There are also some unlikely finds, such as the picture of Igo Sym, a Polish actor who collaborated with the German occupiers.
"Presumably it belonged to some young, pre-war fan of the handsome actor," Konik said.
"Unfortunately, behind the attractive appearance, there was a monster," Konik said of the star later assassinated by the Polish resistance.
All of the items testify to the will to carry on despite the horrors of antisemitism and war.
"That is perhaps what's most poignant -- that ordinary life was cut short, and now, through this exhibition, we can complete the story," Konik said.
Today, very few buildings remain from the ghetto.
One rare example is a pre-war townhouse at Chlodna street that was once home to Adam Czerniakow, tasked by the Germans to head the ghetto's Judenrat Jewish administration.
There is also photo evidence of that time, but most of it was shot by the Nazis.
"It is very annoying that we still see the ghetto through German eyes. It shouldn't be like that," Agnieszka Haska from the Polish Centre for Holocaust Research told AFP.
However, the public will soon be able to check out recently discovered photos of the ghetto taken by a Polish firefighter.
The images are part of a new exhibition at the Polin Museum of the History of Polish Jews that focuses on the fate of Jewish civilians during the uprising.
"Instead of responding to summons to turn up for transports heading towards imminent death, they remained in hiding. Their silent act of resistance was as important as armed combat," Polin said on its website.

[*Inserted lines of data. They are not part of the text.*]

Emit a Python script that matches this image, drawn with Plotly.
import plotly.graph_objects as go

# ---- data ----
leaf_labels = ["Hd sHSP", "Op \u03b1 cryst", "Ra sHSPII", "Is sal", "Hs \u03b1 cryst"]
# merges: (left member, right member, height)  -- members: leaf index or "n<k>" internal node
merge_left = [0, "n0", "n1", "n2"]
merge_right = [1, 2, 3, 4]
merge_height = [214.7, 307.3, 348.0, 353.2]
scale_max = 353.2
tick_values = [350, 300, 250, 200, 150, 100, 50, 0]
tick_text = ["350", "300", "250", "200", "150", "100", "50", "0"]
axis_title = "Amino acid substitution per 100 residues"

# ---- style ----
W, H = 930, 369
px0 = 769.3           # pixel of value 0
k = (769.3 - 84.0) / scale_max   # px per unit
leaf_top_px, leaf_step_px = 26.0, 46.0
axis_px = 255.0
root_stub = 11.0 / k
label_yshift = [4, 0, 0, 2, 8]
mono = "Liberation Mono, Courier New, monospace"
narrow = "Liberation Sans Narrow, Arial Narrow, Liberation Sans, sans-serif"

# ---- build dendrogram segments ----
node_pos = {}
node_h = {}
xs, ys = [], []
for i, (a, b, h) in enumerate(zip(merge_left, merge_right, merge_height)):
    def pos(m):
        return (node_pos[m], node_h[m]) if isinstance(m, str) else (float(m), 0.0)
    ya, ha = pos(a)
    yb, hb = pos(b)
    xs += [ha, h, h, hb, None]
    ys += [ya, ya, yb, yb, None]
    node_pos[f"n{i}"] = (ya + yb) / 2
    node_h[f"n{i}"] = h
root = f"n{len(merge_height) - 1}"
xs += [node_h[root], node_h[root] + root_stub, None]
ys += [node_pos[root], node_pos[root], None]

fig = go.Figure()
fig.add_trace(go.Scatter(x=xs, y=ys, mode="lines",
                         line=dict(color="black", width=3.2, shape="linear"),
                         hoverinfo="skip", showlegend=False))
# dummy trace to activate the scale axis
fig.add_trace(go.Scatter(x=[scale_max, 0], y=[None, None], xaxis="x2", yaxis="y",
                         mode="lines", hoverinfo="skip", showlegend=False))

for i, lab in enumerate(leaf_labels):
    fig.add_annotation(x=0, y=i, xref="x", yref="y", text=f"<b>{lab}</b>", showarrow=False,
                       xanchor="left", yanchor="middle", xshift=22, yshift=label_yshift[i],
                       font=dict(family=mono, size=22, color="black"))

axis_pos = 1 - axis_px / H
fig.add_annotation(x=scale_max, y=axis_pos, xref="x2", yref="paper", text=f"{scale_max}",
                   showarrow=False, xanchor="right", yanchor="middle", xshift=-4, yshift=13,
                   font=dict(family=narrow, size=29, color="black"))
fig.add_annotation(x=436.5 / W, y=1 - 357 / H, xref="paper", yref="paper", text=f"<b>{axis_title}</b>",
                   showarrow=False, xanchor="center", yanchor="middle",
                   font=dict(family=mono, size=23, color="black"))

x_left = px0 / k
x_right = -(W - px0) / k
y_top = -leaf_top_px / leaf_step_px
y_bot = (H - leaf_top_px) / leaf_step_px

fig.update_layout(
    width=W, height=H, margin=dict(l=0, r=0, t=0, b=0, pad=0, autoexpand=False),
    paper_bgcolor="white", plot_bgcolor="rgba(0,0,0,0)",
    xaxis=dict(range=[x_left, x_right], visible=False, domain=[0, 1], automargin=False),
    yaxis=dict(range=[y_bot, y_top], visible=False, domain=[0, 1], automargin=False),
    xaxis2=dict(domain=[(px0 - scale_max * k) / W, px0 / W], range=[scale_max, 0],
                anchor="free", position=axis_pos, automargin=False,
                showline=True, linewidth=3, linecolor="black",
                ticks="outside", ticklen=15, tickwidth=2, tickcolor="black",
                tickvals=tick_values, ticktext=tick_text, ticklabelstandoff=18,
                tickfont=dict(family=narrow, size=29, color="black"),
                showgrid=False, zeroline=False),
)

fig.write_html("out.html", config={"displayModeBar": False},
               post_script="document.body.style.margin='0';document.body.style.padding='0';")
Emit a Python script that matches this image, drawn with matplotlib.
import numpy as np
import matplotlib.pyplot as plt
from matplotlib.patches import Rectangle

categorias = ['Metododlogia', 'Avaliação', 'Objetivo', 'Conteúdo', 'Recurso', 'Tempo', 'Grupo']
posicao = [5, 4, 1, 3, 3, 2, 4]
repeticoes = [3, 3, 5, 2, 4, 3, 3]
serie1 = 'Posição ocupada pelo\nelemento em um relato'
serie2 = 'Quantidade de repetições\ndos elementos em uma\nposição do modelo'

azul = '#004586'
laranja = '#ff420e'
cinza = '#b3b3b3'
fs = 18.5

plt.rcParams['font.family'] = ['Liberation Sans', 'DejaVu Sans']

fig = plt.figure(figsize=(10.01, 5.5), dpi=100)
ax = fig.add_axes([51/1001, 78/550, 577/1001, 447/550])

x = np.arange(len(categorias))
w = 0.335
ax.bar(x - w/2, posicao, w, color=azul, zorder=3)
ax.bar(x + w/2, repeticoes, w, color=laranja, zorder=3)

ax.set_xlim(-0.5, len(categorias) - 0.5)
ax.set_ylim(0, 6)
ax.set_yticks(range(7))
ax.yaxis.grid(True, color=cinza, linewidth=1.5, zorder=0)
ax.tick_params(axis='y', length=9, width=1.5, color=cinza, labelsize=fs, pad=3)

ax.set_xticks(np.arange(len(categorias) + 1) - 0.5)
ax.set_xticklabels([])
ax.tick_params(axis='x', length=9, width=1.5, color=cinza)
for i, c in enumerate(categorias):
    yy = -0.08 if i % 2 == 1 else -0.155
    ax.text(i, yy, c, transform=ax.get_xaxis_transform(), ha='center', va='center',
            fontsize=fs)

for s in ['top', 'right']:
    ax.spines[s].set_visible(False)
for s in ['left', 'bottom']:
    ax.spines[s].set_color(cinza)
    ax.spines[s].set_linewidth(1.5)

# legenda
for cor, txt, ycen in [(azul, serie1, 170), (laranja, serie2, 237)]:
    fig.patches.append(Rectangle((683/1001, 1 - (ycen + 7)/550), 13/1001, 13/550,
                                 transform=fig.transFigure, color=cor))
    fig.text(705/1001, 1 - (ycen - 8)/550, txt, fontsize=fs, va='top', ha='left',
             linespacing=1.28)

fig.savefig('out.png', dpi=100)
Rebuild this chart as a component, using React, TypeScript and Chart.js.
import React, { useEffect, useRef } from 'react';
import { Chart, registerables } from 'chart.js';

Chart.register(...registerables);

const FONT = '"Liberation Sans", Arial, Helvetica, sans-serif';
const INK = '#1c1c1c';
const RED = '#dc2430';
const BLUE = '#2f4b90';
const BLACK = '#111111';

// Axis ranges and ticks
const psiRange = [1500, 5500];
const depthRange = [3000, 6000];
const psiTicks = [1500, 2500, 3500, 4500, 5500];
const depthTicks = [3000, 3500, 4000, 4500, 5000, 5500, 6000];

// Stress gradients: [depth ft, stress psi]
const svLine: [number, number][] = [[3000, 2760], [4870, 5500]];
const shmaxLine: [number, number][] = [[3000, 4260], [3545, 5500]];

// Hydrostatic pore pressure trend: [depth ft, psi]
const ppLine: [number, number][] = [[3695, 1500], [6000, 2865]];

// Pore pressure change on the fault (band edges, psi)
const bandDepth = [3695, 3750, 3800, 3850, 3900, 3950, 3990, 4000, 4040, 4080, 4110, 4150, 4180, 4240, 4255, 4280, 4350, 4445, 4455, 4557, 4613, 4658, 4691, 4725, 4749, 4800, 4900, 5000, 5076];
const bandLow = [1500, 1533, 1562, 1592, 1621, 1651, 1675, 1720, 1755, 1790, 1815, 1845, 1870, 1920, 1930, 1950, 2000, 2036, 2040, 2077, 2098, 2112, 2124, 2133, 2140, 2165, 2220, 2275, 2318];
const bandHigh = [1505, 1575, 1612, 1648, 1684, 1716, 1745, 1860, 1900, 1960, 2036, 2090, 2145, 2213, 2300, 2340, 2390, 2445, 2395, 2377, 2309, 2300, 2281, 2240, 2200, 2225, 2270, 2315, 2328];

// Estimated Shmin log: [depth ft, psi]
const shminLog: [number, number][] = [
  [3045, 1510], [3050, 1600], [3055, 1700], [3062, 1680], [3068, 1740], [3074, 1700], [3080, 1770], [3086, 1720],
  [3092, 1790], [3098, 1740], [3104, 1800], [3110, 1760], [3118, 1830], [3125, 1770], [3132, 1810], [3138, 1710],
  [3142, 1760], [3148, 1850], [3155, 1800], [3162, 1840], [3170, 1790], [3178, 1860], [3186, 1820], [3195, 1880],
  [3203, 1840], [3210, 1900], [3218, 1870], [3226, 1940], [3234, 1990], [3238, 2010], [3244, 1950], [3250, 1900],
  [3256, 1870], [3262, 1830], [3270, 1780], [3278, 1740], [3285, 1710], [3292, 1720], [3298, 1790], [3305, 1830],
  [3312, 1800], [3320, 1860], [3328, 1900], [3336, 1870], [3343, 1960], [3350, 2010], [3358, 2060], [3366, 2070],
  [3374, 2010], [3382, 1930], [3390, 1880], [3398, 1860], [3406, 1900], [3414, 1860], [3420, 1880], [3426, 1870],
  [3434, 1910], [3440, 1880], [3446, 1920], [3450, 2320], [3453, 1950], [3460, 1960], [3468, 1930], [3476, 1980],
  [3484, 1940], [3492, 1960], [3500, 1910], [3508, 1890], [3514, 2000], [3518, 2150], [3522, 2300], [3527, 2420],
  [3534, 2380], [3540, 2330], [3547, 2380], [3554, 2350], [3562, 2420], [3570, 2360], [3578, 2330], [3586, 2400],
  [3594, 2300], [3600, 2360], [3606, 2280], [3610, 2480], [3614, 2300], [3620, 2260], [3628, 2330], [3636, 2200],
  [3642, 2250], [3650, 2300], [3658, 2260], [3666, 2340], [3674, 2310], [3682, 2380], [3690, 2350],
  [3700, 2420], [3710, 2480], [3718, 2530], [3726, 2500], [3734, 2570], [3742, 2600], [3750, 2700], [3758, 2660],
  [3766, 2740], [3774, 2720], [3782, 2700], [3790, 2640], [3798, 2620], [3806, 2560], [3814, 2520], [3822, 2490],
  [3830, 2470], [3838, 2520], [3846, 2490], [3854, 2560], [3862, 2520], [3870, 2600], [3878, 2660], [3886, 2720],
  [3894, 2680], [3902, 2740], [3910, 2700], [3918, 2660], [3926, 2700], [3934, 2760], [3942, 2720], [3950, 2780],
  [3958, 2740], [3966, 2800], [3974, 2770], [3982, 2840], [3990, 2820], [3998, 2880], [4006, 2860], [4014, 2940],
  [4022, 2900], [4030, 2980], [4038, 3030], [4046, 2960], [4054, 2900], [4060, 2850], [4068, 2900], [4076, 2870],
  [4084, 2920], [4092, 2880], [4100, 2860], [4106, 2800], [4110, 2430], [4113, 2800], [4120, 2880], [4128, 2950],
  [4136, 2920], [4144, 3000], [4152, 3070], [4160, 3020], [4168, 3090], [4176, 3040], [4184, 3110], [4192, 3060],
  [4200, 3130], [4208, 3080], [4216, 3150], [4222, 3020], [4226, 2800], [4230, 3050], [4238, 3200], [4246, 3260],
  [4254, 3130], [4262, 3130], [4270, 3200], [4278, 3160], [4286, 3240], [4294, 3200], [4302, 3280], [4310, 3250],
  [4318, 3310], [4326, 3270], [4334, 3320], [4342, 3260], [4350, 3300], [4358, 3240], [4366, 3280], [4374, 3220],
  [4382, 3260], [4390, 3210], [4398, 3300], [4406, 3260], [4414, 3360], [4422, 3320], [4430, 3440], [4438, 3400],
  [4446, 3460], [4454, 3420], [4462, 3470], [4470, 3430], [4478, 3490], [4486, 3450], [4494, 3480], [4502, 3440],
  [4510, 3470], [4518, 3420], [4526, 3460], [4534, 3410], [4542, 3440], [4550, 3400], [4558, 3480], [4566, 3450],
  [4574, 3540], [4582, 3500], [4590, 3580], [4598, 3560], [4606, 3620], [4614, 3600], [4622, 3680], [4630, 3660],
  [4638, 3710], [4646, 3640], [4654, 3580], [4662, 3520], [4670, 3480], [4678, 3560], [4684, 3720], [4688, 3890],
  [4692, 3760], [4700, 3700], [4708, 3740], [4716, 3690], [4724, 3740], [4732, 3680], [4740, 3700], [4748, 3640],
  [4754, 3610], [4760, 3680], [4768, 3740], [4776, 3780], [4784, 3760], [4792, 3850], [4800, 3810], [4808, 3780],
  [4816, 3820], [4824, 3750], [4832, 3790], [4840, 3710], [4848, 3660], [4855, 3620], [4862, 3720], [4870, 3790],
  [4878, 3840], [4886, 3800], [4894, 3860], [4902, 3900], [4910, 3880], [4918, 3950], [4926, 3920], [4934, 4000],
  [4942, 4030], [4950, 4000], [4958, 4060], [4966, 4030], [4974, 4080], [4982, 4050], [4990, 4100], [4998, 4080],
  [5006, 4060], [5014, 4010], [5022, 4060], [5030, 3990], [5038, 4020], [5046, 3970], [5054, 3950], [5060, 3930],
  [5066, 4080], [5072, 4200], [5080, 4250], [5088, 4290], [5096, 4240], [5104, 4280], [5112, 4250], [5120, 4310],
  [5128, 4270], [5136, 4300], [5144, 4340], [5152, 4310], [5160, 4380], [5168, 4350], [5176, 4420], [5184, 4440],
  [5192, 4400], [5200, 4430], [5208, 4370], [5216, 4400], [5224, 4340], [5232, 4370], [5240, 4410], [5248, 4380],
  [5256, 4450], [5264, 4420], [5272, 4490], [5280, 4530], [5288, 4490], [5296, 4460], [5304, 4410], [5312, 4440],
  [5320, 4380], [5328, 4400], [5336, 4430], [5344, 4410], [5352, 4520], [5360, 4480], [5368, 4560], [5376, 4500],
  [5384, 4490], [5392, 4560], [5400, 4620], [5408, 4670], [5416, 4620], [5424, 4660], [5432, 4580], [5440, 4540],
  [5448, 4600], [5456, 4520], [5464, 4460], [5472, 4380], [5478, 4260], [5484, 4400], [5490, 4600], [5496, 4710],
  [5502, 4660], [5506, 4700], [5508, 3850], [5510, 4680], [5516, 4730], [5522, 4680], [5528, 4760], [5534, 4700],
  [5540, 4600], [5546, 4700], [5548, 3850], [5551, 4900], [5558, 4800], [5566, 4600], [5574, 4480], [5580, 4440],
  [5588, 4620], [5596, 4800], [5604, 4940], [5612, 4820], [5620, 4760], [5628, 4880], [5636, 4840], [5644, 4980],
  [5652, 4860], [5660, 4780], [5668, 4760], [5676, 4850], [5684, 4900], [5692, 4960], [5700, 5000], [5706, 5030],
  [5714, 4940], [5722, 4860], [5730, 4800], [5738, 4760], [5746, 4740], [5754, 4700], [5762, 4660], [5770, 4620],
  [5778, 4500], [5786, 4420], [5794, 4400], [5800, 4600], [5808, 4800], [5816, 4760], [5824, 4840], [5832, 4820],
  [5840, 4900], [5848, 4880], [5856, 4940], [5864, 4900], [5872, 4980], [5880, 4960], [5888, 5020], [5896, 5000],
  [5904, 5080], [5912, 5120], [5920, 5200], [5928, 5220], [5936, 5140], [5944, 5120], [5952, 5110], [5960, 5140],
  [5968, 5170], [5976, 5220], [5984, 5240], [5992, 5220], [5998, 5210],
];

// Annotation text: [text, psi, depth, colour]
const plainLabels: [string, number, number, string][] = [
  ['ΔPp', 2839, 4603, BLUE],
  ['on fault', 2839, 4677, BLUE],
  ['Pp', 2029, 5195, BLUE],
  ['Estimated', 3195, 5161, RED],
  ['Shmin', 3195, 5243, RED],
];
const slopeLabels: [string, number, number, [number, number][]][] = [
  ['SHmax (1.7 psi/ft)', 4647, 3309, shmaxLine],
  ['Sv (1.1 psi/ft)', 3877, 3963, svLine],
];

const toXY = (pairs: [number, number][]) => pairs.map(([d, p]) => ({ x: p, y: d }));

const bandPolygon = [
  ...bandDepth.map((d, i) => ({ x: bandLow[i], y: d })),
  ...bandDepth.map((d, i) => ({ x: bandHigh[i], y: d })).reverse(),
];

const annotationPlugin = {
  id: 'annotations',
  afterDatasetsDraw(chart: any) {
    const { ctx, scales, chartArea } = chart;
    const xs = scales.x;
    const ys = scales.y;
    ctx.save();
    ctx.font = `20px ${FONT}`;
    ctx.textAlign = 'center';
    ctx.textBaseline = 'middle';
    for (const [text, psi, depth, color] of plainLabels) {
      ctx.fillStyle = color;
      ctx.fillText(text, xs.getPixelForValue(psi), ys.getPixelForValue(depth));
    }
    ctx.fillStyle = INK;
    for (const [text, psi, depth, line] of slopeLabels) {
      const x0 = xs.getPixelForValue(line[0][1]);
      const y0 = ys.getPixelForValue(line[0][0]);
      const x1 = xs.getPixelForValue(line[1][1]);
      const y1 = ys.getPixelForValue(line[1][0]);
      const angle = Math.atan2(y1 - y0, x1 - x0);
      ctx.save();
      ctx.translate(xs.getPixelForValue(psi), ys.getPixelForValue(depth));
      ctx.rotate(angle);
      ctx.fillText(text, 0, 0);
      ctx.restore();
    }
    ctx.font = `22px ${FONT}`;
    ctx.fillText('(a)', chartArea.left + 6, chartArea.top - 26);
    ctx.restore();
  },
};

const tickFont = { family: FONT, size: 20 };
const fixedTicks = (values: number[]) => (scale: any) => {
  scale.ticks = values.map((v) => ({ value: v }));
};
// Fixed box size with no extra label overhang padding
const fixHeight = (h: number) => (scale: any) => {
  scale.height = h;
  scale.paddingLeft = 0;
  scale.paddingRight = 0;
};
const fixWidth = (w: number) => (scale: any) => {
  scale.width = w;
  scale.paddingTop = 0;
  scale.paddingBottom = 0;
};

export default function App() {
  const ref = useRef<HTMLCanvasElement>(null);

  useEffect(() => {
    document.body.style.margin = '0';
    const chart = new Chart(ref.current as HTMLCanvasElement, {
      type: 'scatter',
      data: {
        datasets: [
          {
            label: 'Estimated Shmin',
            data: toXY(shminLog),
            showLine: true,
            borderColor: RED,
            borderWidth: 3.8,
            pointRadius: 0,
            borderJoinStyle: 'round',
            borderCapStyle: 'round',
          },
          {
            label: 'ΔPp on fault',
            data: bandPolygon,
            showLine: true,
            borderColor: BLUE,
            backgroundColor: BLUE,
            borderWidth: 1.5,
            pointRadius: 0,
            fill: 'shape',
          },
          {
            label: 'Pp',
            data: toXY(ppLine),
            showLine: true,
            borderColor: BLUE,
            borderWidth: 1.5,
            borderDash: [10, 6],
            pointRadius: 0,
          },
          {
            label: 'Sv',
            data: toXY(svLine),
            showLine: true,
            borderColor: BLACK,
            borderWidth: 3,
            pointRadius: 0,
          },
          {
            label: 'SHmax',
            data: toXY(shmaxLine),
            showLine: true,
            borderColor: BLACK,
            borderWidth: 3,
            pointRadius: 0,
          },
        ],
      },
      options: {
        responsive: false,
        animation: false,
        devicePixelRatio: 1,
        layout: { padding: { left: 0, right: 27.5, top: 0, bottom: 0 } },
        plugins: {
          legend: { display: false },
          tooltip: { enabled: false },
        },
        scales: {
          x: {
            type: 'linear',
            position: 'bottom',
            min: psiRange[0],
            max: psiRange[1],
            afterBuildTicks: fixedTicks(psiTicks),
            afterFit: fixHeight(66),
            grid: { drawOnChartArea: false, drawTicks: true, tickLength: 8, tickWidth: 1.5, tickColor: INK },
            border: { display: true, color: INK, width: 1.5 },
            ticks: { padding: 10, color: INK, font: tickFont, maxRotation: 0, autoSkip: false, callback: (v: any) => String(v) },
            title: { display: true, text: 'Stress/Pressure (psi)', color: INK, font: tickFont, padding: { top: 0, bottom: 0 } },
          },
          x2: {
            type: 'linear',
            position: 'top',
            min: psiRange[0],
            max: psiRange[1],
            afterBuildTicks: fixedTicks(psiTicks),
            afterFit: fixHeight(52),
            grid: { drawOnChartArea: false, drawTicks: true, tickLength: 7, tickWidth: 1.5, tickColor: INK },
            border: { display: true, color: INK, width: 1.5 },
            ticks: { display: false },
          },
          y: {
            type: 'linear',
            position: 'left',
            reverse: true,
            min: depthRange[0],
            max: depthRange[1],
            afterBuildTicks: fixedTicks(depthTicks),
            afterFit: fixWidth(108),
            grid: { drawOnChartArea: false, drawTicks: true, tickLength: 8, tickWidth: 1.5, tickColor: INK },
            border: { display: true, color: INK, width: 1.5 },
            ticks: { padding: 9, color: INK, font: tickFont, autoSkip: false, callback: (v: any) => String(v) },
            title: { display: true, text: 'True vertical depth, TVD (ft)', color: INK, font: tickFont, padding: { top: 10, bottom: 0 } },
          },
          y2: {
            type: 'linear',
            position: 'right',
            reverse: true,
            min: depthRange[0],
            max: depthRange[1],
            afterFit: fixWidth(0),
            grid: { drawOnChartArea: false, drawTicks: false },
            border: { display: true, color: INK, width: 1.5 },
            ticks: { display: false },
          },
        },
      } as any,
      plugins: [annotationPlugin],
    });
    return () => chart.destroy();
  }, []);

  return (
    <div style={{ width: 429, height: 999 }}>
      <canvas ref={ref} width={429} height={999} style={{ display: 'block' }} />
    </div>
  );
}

This year's uprising commemorations -- to be attended by the Israeli and German presidents -- are also expected to shed more light on the civilian perspective.
Located just in front of the museum is the Monument to the Ghetto Heroes, a 11-metre memorial at the site of several of the uprising's armed clashes.
Haska said the monument also has an overlooked side.
"We usually see... the one of the fighting, the combatants" where visiting officials lay wreaths, she said.
"But extremely interesting is the second side of the monument, the one dedicated to the civilian experience that we want to particularly commemorate this year."
That side shows a line of civilians on their way to death.
"In other words: the elderly, the women, the children -- those who lived in the Warsaw ghetto and were doomed to die," Haska said.